GE stock has fallen 44 percent this year as of 3:45 p.m. Thursday in New York. That’s the worst performance by far of any member of the the Dow Jones Industrial Average. The index is up 22 percent.

The Lessons

There are many things to learn from GE as it struggles to find a promising future. Here are two I am interested in:

  • Cashflow Stress: GE wanted to streamline its business, cutting off GE Capital which was very important in deal financing and generating good cash flow. The cashflow has been critical in GE’s capacity to sustain its dividend tradition, despite the lack of growth in the stock. Selling GE Capital was also problematic in another angle: the GE Capital was making it easier for GE to sell its wares by providing easier capital to clients. Partly, GE could be struggling because of the absence of GE Capital.
  • Industrialized Conglomerate: GE is an industrialized conglomerate and was thinking in the same old way. It felt that it had to consolidate the business to the areas of its core competency. So, sell a financial services firm and load on a power company. That was a poor playbook. If GE has taken note of modern conglomerates like Alphabet, which runs Waymo (a car company) and Google (a search company), the era of core competency is largely over. Building a new business is far easier for these great companies today. GE could have left GE Capital because there will always be finance. Most things GE had promised when it started selling the financial services and the real estate business have not happened.

The Management Process

GE has an enviable management system. It has been celebrated for decades for inventing new ways of running companies. The question right now is whether the GE management system is relevant in a knowledge-driven economy. That you ruled the industrial economy with management systems does not mean that those systems can work in a knowledge economy era. Peter Institute will rank institutions like GE as the best in management, but that does not mean so, in market performances.

The Drucker Institute, set up to advance the thought of management guru Peter F. Drucker, put Amazon at the top of its inaugural list of the U.S.’s most effectively managed companies.  The methodology is based on 37 different rankings including patent registrations and employee reviews on Glassdoor, which explains why companies in the news for chronically falling revenues (IBM) or poor shareholder returns (P&G, GE) fare surprisingly well in the list.

Leading in a time like this will require picking ideas on how modern digital conglomerates are run. Jack Ma, the founder of Alibaba explained in a recent speech in China during the Fortune Global Forum.

According to Fortune, Alibaba’s Jack Ma had three pieces of advice for businesses that want to do business in China. They as follows:

  1. […]
  1. Send great entrepreneurs to lead your business in China, not professional managers. “Those people make the boss happy, they do not make the customers happy.”

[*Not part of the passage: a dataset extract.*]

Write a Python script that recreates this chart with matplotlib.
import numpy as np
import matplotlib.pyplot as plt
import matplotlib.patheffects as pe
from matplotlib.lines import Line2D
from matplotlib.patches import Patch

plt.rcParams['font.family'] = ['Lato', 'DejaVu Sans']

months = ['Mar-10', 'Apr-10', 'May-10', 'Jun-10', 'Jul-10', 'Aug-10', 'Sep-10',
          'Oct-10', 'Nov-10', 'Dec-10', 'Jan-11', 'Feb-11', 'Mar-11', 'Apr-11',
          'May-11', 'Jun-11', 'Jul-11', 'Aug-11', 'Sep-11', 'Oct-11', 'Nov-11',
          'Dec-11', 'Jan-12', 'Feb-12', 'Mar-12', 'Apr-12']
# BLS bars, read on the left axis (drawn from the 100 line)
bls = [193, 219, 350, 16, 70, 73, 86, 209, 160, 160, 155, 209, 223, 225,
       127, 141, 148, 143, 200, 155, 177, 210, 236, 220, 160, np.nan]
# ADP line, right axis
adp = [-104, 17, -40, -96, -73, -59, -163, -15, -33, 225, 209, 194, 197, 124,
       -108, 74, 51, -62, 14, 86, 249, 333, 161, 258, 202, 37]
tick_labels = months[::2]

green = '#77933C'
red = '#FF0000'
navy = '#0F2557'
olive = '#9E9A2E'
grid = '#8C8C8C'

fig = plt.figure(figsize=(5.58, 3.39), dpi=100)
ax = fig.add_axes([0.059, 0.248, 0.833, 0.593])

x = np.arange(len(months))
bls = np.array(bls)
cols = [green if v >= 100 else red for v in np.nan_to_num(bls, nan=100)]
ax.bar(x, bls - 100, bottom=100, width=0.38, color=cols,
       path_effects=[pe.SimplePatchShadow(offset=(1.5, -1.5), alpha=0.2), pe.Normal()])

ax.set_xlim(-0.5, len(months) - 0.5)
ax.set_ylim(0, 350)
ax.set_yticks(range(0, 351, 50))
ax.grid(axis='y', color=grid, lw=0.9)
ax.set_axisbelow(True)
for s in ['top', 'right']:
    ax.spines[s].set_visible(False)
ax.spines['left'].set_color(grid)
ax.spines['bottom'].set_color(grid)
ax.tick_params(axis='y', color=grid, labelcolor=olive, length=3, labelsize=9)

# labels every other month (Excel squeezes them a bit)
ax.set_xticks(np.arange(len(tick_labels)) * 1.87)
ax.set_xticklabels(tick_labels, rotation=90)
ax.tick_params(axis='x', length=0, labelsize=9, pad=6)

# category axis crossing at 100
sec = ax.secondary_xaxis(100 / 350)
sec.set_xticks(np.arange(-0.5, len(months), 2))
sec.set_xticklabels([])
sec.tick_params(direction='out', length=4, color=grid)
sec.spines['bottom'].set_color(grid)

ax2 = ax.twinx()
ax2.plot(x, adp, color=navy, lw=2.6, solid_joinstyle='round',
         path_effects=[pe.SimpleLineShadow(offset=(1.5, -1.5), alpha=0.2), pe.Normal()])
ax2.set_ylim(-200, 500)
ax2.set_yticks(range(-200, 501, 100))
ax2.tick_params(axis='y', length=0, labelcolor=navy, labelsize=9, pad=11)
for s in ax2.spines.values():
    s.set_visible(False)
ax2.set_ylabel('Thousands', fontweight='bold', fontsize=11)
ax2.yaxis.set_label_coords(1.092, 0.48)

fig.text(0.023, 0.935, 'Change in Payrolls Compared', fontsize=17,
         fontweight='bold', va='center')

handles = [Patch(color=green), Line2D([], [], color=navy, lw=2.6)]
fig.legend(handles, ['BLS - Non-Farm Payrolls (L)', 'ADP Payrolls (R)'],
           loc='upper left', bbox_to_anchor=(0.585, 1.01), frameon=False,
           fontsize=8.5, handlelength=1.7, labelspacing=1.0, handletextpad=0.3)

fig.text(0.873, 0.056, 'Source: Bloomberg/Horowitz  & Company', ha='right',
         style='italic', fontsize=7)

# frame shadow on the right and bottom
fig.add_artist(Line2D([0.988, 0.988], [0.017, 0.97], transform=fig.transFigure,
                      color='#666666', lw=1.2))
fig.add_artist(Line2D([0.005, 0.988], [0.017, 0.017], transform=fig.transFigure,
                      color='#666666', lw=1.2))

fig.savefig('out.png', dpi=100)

Yes, GE needs to make way for entrepreneurial management that is not focusing on the industrial economy. This is a knowledge economy but GE has not gotten it. The biggest flaw in GE management system is the imagination that power units will compensate for financial services and real estate businesses. GE lost the memo on services which remain critical to any business, bringing good margins when industrials struggle.

All Together

I do think that GE needs to take management internships in Google (yes Alphabet), Alibaba or Amazon to have a better idea on how the world (knowledge) economy works. A “premier industrial company” does not mean that one cannot bring the knowledge business in the same economy. Alphabet runs any type of business today and finds ways it can build synergies across them. GE is simply fixated on making heavy equipment which may not be needed in the ways it has imagined. Everything is changing, including transportation, and GE is right to be thinking of leaving the locomotive business: with Uber, Lyft and others, locomotives may not be a really good business in the near future. Simply, GE lost the world; it has a lot of work to do, to recover. Its problems are severe, because it has sold some of its best assets, when it expected the world to align to its future, instead of adjusting to the emerging and evolving new world. A more agile Board may not be a bad idea: I need the badly beaten stocks to rise.